STATED EXERCISE ▸ Do not copy the pictures; transcribe all other material exactly.

GIVEN DATA ▸
* start *

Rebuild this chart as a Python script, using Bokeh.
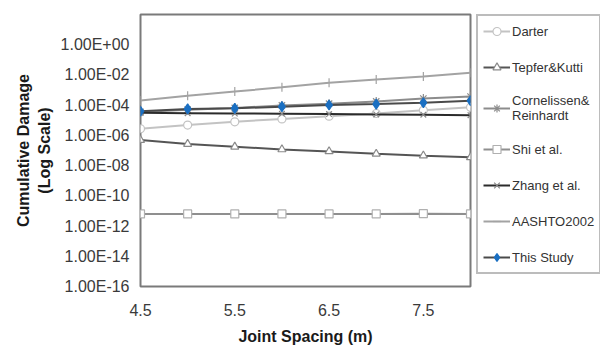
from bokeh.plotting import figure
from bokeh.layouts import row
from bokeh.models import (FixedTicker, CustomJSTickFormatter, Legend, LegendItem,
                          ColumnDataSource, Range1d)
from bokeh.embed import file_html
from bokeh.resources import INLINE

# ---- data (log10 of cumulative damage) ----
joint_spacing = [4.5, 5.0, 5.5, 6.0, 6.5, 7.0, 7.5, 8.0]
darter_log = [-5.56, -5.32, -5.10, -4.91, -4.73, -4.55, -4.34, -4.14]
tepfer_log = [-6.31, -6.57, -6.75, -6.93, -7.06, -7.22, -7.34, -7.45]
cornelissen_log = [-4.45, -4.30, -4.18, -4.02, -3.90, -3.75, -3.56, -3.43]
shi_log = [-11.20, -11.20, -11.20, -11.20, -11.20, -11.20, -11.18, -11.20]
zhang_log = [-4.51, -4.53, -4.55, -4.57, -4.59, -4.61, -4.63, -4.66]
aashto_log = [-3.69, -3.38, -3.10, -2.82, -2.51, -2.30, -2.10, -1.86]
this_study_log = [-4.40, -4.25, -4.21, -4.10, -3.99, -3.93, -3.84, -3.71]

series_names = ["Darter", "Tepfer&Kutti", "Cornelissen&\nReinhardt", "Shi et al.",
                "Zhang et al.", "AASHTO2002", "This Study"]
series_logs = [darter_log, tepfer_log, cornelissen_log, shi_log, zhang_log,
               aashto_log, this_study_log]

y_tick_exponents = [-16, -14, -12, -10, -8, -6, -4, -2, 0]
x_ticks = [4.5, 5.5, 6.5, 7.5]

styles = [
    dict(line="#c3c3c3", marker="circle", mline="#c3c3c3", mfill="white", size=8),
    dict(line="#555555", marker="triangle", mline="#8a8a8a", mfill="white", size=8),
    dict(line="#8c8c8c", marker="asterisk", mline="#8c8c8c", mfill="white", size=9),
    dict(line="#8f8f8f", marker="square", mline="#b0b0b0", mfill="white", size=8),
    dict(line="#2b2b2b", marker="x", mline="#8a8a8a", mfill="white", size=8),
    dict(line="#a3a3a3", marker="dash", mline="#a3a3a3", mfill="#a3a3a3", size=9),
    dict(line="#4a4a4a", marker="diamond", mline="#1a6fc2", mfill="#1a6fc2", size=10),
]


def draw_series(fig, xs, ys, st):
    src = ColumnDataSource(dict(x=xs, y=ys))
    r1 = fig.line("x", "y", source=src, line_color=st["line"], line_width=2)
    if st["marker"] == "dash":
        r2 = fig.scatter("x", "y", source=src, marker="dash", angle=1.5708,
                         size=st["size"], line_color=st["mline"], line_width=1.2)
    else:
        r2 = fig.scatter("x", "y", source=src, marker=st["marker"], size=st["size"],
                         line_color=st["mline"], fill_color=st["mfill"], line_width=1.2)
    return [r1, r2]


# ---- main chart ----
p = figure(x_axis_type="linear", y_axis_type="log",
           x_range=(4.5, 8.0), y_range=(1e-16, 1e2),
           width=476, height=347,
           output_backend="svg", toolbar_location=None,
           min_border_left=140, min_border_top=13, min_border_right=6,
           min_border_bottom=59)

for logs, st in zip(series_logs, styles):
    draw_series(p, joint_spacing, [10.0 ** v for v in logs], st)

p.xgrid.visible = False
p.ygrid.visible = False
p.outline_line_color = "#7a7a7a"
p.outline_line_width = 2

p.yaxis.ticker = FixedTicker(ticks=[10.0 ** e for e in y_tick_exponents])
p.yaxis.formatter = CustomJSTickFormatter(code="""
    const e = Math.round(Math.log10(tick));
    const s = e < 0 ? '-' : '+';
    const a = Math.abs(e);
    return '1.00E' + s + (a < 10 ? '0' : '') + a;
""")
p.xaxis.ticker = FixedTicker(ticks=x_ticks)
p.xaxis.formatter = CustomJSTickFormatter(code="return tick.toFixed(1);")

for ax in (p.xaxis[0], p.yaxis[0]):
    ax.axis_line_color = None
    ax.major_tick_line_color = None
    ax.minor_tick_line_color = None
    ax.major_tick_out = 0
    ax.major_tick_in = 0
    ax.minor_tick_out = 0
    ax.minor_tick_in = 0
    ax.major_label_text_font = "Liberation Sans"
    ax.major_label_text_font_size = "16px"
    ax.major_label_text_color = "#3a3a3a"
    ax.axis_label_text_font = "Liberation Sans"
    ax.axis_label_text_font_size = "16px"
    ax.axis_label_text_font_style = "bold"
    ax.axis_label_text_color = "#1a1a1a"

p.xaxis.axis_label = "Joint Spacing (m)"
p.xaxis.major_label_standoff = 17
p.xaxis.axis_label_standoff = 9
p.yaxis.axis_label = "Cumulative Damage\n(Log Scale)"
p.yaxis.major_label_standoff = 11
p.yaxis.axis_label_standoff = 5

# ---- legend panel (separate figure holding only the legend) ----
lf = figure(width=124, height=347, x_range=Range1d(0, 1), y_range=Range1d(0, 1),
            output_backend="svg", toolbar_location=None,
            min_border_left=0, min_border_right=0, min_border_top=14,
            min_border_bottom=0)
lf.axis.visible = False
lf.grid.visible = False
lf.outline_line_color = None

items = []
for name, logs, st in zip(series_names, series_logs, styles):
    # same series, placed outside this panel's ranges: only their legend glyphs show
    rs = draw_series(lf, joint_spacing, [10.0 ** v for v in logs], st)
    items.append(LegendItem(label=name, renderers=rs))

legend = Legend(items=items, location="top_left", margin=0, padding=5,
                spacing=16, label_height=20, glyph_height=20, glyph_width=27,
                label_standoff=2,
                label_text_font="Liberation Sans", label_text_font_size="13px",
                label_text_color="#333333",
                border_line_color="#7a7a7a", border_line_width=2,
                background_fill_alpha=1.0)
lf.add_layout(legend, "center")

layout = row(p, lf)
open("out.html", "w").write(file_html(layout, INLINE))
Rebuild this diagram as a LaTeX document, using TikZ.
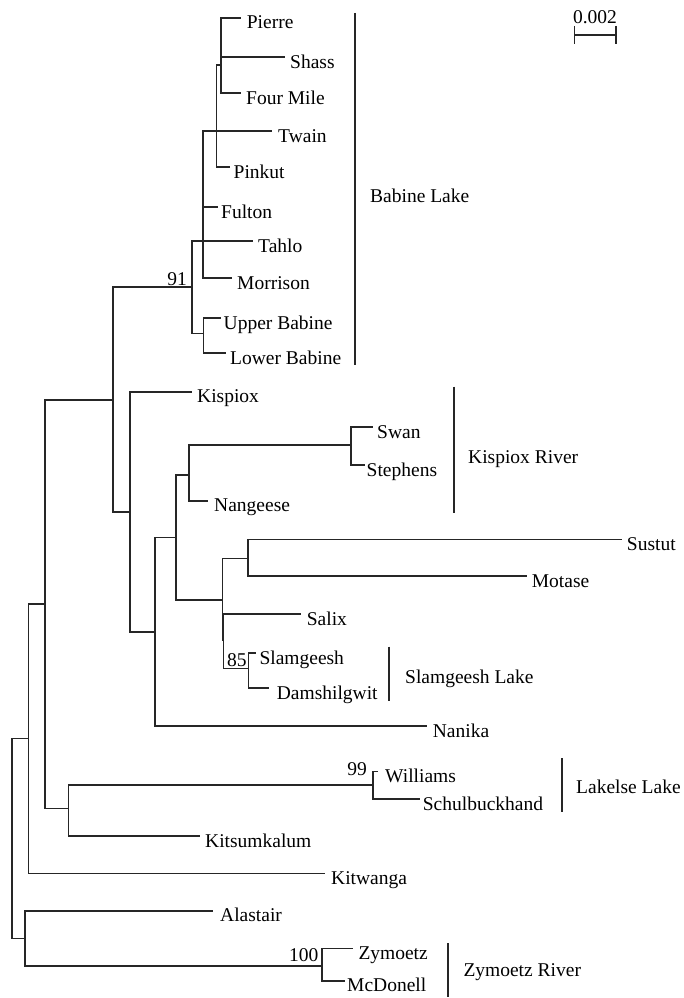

* end *

THE ANSWER ▸
Rebuild this chart as a Python script, using Bokeh.
from bokeh.plotting import figure
from bokeh.layouts import row
from bokeh.models import (FixedTicker, CustomJSTickFormatter, Legend, LegendItem,
                          ColumnDataSource, Range1d)
from bokeh.embed import file_html
from bokeh.resources import INLINE

# ---- data (log10 of cumulative damage) ----
joint_spacing = [4.5, 5.0, 5.5, 6.0, 6.5, 7.0, 7.5, 8.0]
darter_log = [-5.56, -5.32, -5.10, -4.91, -4.73, -4.55, -4.34, -4.14]
tepfer_log = [-6.31, -6.57, -6.75, -6.93, -7.06, -7.22, -7.34, -7.45]
cornelissen_log = [-4.45, -4.30, -4.18, -4.02, -3.90, -3.75, -3.56, -3.43]
shi_log = [-11.20, -11.20, -11.20, -11.20, -11.20, -11.20, -11.18, -11.20]
zhang_log = [-4.51, -4.53, -4.55, -4.57, -4.59, -4.61, -4.63, -4.66]
aashto_log = [-3.69, -3.38, -3.10, -2.82, -2.51, -2.30, -2.10, -1.86]
this_study_log = [-4.40, -4.25, -4.21, -4.10, -3.99, -3.93, -3.84, -3.71]

series_names = ["Darter", "Tepfer&Kutti", "Cornelissen&\nReinhardt", "Shi et al.",
                "Zhang et al.", "AASHTO2002", "This Study"]
series_logs = [darter_log, tepfer_log, cornelissen_log, shi_log, zhang_log,
               aashto_log, this_study_log]

y_tick_exponents = [-16, -14, -12, -10, -8, -6, -4, -2, 0]
x_ticks = [4.5, 5.5, 6.5, 7.5]

styles = [
    dict(line="#c3c3c3", marker="circle", mline="#c3c3c3", mfill="white", size=8),
    dict(line="#555555", marker="triangle", mline="#8a8a8a", mfill="white", size=8),
    dict(line="#8c8c8c", marker="asterisk", mline="#8c8c8c", mfill="white", size=9),
    dict(line="#8f8f8f", marker="square", mline="#b0b0b0", mfill="white", size=8),
    dict(line="#2b2b2b", marker="x", mline="#8a8a8a", mfill="white", size=8),
    dict(line="#a3a3a3", marker="dash", mline="#a3a3a3", mfill="#a3a3a3", size=9),
    dict(line="#4a4a4a", marker="diamond", mline="#1a6fc2", mfill="#1a6fc2", size=10),
]


def draw_series(fig, xs, ys, st):
    src = ColumnDataSource(dict(x=xs, y=ys))
    r1 = fig.line("x", "y", source=src, line_color=st["line"], line_width=2)
    if st["marker"] == "dash":
        r2 = fig.scatter("x", "y", source=src, marker="dash", angle=1.5708,
                         size=st["size"], line_color=st["mline"], line_width=1.2)
    else:
        r2 = fig.scatter("x", "y", source=src, marker=st["marker"], size=st["size"],
                         line_color=st["mline"], fill_color=st["mfill"], line_width=1.2)
    return [r1, r2]


# ---- main chart ----
p = figure(x_axis_type="linear", y_axis_type="log",
           x_range=(4.5, 8.0), y_range=(1e-16, 1e2),
           width=476, height=347,
           output_backend="svg", toolbar_location=None,
           min_border_left=140, min_border_top=13, min_border_right=6,
           min_border_bottom=59)

for logs, st in zip(series_logs, styles):
    draw_series(p, joint_spacing, [10.0 ** v for v in logs], st)

p.xgrid.visible = False
p.ygrid.visible = False
p.outline_line_color = "#7a7a7a"
p.outline_line_width = 2

p.yaxis.ticker = FixedTicker(ticks=[10.0 ** e for e in y_tick_exponents])
p.yaxis.formatter = CustomJSTickFormatter(code="""
    const e = Math.round(Math.log10(tick));
    const s = e < 0 ? '-' : '+';
    const a = Math.abs(e);
    return '1.00E' + s + (a < 10 ? '0' : '') + a;
""")
p.xaxis.ticker = FixedTicker(ticks=x_ticks)
p.xaxis.formatter = CustomJSTickFormatter(code="return tick.toFixed(1);")

for ax in (p.xaxis[0], p.yaxis[0]):
    ax.axis_line_color = None
    ax.major_tick_line_color = None
    ax.minor_tick_line_color = None
    ax.major_tick_out = 0
    ax.major_tick_in = 0
    ax.minor_tick_out = 0
    ax.minor_tick_in = 0
    ax.major_label_text_font = "Liberation Sans"
    ax.major_label_text_font_size = "16px"
    ax.major_label_text_color = "#3a3a3a"
    ax.axis_label_text_font = "Liberation Sans"
    ax.axis_label_text_font_size = "16px"
    ax.axis_label_text_font_style = "bold"
    ax.axis_label_text_color = "#1a1a1a"

p.xaxis.axis_label = "Joint Spacing (m)"
p.xaxis.major_label_standoff = 17
p.xaxis.axis_label_standoff = 9
p.yaxis.axis_label = "Cumulative Damage\n(Log Scale)"
p.yaxis.major_label_standoff = 11
p.yaxis.axis_label_standoff = 5

# ---- legend panel (separate figure holding only the legend) ----
lf = figure(width=124, height=347, x_range=Range1d(0, 1), y_range=Range1d(0, 1),
            output_backend="svg", toolbar_location=None,
            min_border_left=0, min_border_right=0, min_border_top=14,
            min_border_bottom=0)
lf.axis.visible = False
lf.grid.visible = False
lf.outline_line_color = None

items = []
for name, logs, st in zip(series_names, series_logs, styles):
    # same series, placed outside this panel's ranges: only their legend glyphs show
    rs = draw_series(lf, joint_spacing, [10.0 ** v for v in logs], st)
    items.append(LegendItem(label=name, renderers=rs))

legend = Legend(items=items, location="top_left", margin=0, padding=5,
                spacing=16, label_height=20, glyph_height=20, glyph_width=27,
                label_standoff=2,
                label_text_font="Liberation Sans", label_text_font_size="13px",
                label_text_color="#333333",
                border_line_color="#7a7a7a", border_line_width=2,
                background_fill_alpha=1.0)
lf.add_layout(legend, "center")

layout = row(p, lf)
open("out.html", "w").write(file_html(layout, INLINE))
Rebuild this diagram as a LaTeX document, using TikZ.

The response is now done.